== Work to be completed ==
A verbatim copy is needed of the lines from the one containing "Generate a component" down to the one containing "import * as", inclusive. Print it with no pictures.

== Dataset records ==
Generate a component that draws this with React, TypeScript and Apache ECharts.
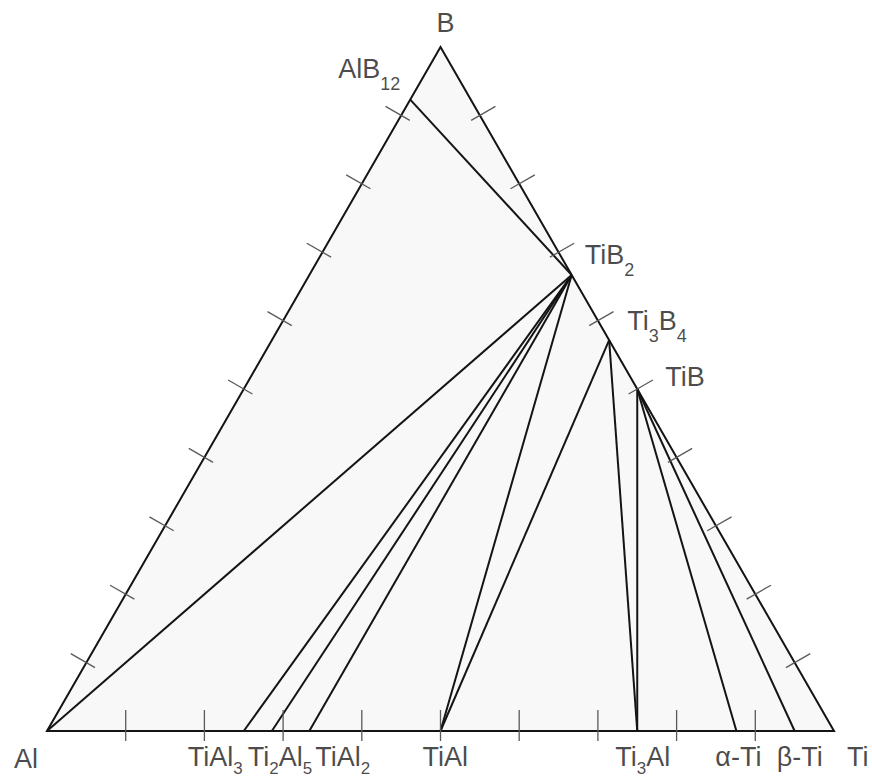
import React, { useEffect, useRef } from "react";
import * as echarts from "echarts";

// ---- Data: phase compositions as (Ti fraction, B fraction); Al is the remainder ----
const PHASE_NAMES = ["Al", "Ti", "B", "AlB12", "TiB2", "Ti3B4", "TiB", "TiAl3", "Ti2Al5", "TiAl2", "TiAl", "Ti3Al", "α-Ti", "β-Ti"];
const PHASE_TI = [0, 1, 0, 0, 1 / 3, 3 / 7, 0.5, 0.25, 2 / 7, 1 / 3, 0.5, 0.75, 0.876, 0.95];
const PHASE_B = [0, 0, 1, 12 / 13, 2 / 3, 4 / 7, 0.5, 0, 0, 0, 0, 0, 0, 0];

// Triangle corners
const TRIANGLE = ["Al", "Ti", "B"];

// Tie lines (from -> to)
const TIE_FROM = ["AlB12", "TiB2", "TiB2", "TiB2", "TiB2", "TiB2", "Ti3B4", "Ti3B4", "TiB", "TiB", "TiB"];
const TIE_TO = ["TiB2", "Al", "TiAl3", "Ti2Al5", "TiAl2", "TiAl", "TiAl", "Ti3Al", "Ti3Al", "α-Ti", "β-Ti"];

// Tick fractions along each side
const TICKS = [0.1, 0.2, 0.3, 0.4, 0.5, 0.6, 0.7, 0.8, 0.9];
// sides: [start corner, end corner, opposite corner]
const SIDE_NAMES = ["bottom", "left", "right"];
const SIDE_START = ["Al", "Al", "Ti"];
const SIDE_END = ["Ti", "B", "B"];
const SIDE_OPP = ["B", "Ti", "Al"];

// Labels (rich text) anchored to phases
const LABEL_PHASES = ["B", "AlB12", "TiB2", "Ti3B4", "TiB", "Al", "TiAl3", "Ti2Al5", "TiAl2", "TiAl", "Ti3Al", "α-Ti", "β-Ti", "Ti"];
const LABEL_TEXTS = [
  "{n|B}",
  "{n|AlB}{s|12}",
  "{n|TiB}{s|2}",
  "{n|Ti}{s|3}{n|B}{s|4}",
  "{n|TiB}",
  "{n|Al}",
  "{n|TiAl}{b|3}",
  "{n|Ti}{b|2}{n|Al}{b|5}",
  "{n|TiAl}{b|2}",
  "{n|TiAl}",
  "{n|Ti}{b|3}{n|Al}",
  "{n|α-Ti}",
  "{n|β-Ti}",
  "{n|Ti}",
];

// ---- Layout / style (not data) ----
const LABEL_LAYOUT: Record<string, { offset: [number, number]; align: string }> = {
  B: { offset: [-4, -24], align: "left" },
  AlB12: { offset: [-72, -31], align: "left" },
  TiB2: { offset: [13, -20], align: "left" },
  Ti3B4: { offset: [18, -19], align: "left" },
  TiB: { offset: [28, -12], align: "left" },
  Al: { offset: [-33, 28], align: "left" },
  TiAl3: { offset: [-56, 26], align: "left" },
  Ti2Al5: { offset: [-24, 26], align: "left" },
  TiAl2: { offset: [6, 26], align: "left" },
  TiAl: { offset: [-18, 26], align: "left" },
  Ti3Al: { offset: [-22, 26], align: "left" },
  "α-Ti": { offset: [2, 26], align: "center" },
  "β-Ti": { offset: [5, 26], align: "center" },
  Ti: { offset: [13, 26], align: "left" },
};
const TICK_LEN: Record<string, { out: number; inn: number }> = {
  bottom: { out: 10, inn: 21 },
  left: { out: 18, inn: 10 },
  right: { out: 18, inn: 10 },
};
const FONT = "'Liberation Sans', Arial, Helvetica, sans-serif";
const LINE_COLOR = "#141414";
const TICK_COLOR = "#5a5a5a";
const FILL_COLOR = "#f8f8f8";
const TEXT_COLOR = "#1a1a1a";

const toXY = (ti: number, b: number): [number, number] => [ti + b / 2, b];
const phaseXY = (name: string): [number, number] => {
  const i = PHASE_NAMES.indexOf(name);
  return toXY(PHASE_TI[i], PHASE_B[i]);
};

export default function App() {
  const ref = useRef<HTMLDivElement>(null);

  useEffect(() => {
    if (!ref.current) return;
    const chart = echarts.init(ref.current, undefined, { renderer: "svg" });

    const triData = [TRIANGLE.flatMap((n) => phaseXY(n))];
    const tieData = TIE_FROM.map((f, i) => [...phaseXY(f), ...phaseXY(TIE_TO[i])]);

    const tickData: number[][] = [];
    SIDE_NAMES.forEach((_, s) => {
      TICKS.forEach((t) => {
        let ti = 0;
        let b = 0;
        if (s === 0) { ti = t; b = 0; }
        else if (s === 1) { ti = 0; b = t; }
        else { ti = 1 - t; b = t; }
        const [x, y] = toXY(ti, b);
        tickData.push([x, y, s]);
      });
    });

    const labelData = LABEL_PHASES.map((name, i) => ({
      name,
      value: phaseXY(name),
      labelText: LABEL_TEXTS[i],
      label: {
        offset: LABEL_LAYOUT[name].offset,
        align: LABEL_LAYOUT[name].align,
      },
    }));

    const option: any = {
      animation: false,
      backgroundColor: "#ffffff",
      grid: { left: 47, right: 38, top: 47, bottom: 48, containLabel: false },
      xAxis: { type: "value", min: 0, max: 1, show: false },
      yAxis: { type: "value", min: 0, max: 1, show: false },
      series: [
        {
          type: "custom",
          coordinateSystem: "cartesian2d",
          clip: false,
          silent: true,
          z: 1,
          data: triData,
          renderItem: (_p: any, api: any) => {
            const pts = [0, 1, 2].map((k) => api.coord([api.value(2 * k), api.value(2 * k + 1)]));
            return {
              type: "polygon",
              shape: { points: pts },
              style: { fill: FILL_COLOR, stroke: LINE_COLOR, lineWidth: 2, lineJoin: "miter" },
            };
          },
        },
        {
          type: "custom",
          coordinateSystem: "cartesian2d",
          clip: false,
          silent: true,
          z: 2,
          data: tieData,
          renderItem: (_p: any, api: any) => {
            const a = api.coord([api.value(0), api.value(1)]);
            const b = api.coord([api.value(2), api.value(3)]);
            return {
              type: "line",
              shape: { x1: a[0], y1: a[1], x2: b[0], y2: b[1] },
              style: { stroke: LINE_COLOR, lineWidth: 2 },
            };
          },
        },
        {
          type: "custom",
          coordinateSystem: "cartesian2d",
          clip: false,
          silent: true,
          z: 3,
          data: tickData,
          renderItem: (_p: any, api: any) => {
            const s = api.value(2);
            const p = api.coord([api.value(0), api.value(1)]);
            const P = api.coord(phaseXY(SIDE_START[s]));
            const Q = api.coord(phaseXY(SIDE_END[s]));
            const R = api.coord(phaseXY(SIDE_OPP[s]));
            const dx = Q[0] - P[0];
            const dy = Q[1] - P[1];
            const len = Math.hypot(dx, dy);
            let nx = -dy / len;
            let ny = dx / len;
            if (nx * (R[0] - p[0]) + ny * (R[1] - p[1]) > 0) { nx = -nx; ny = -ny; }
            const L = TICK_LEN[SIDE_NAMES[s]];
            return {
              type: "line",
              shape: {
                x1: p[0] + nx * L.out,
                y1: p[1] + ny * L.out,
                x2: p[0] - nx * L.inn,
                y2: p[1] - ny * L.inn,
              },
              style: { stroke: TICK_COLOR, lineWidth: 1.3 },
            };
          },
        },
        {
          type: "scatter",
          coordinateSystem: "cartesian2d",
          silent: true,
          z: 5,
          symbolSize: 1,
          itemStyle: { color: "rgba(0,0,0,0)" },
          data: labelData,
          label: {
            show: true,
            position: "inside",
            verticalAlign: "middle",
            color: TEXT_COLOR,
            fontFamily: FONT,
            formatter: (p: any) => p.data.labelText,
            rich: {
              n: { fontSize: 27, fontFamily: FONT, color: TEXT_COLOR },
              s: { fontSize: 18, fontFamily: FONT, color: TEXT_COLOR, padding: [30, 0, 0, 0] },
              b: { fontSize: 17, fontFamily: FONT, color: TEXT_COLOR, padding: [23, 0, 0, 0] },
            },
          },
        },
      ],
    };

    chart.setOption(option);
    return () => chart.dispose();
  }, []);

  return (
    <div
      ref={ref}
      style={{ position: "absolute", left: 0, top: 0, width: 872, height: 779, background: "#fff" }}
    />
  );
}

==

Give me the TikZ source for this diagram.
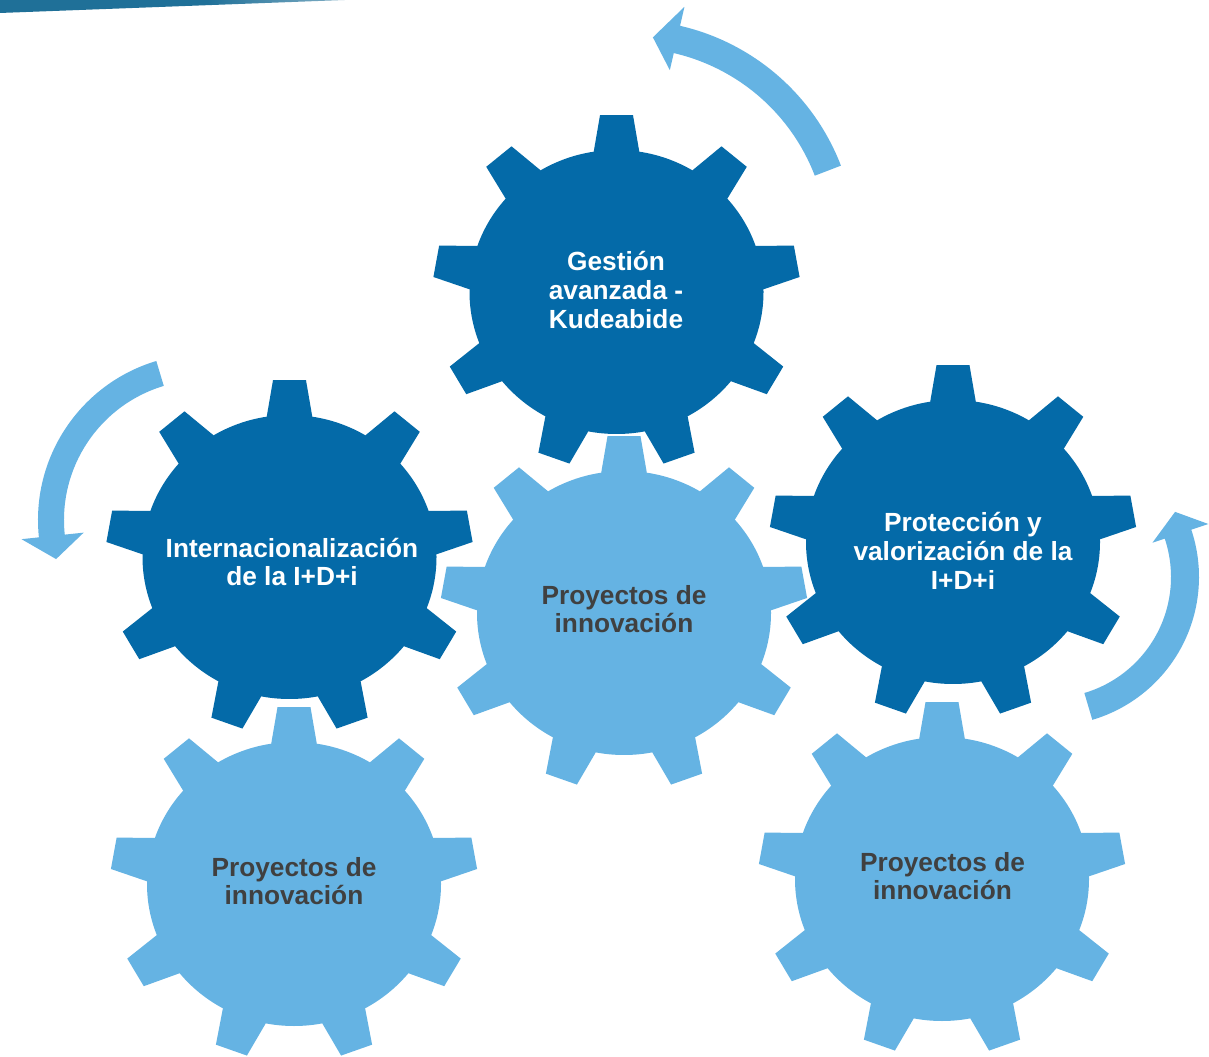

==

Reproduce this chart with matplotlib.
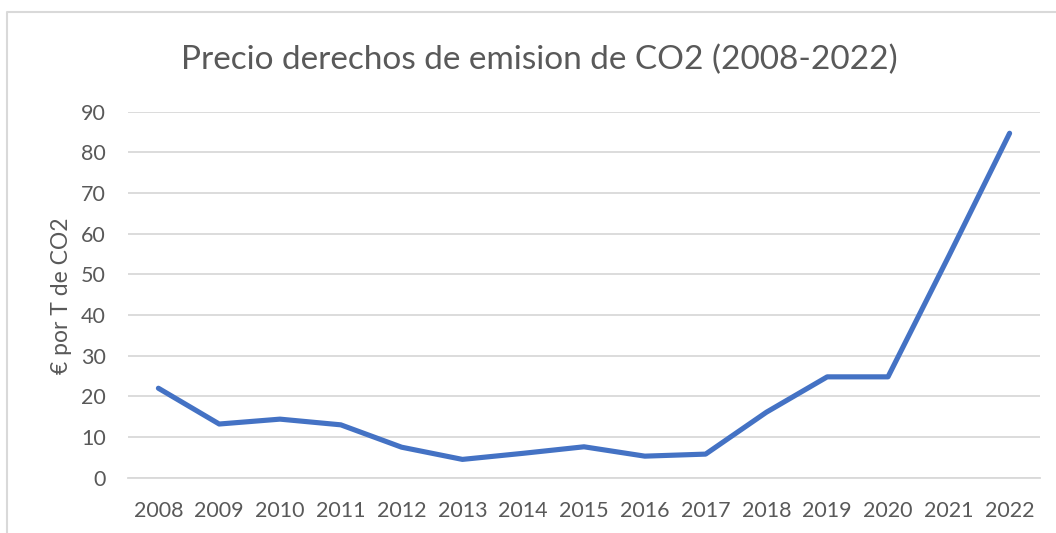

== Solution for this problem ==
Generate a component that draws this with React, TypeScript and Apache ECharts.
import React, { useEffect, useRef } from "react";
import * as echarts from "echarts";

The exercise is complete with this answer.